For all of Egypt’s sabre-rattling and diplomatic angling, the upstream riparian states clearly have no intention of backtracking on the Nile Treaty. It is up to Egypt and Sudan to join. It is obvious that Egypt is vitally reliant on the Nile and needs to develop a new strategy that is less concerned about maintaining regional hegemony. Egypt will have to accept the fact that the West will not indefinitely defend Egypt’s interests against East Africa, whose strategic importance is increasing by the day.
Greater effort should instead be invested in articulating a more equitable sharing of the river’s benefits. Egypt should start making concessions in exchange for guarantees instead of reverting to diplomatic blackmail and threats of jihad.
Egypt’s officialdom,” to quote Chege Mbitiru in the Daily Nation, “appears stuck in a pharaonic mindset.
  1. >Indeed how rightly you have captured this conundrum of affairs. Egypt offers no negotiated position, nor rationalisations for its illogical demands. A colleague in the Ethiopian Army recently soliloquized that the rest of us should conversely demand to share in the Sudan Oil pumped out to Billions of Dollars, in response to the argument that we have rainfall and Egypt doesn't. This arrogant myopia is informed of the past preferential categorisation by the West of Egypt, that served to get them to recognised Israel and break away from the Arab position on the return of the Palestinians in the Diaspora. The net result is that Egypt went to sleep, in all consideration, confortable under the American and European Diplomatic Shield. It is the reason that their President tyranises and brutalises all democratic pretentions of the State, and cannot in any manner differentiate himself from the despotic Saudi King or Saddam Hussein himself! The realisation that strategically the world has moved on from the Middle-East will sink in, and Egypt will rush to negotiate with the Riparian Nile States, but for the moment we must exist in the hot-air expressions of a slaver-nation to the lowly africa. She will take us as we offer ourselves,grumbling and shouting, but that is really all she can do.

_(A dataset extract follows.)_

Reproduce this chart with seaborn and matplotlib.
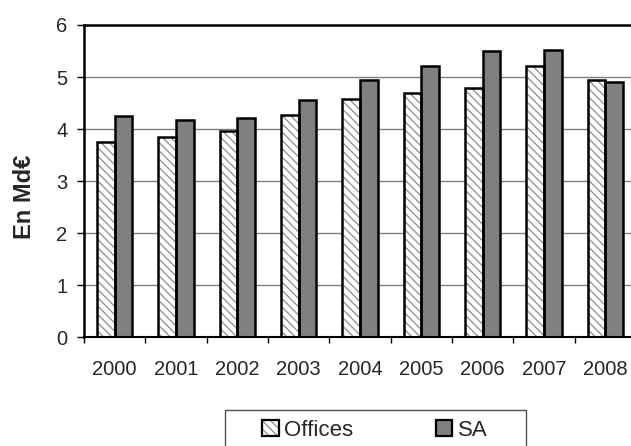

  2. >Indeed, the matter is ad acta. Egypt has been caught napping and the rules of the game have changed. Still, Egypt cannot stand idly by. If they do not have a contingency plan as the flow gradually dwindles, there will be a devastating effect on the economy and population. The regime will not survive. With Islamic radicalism embedded in the raia, there is a danger of the emergence of a new, powerful Islamic Republic in the region. Reza Pahlavi learned the hard way. That would place Israel's balls snugly on the anvil, a scenario I'm sure they will have anticipated. It is easier for Egypt to deal with EA than with Israel.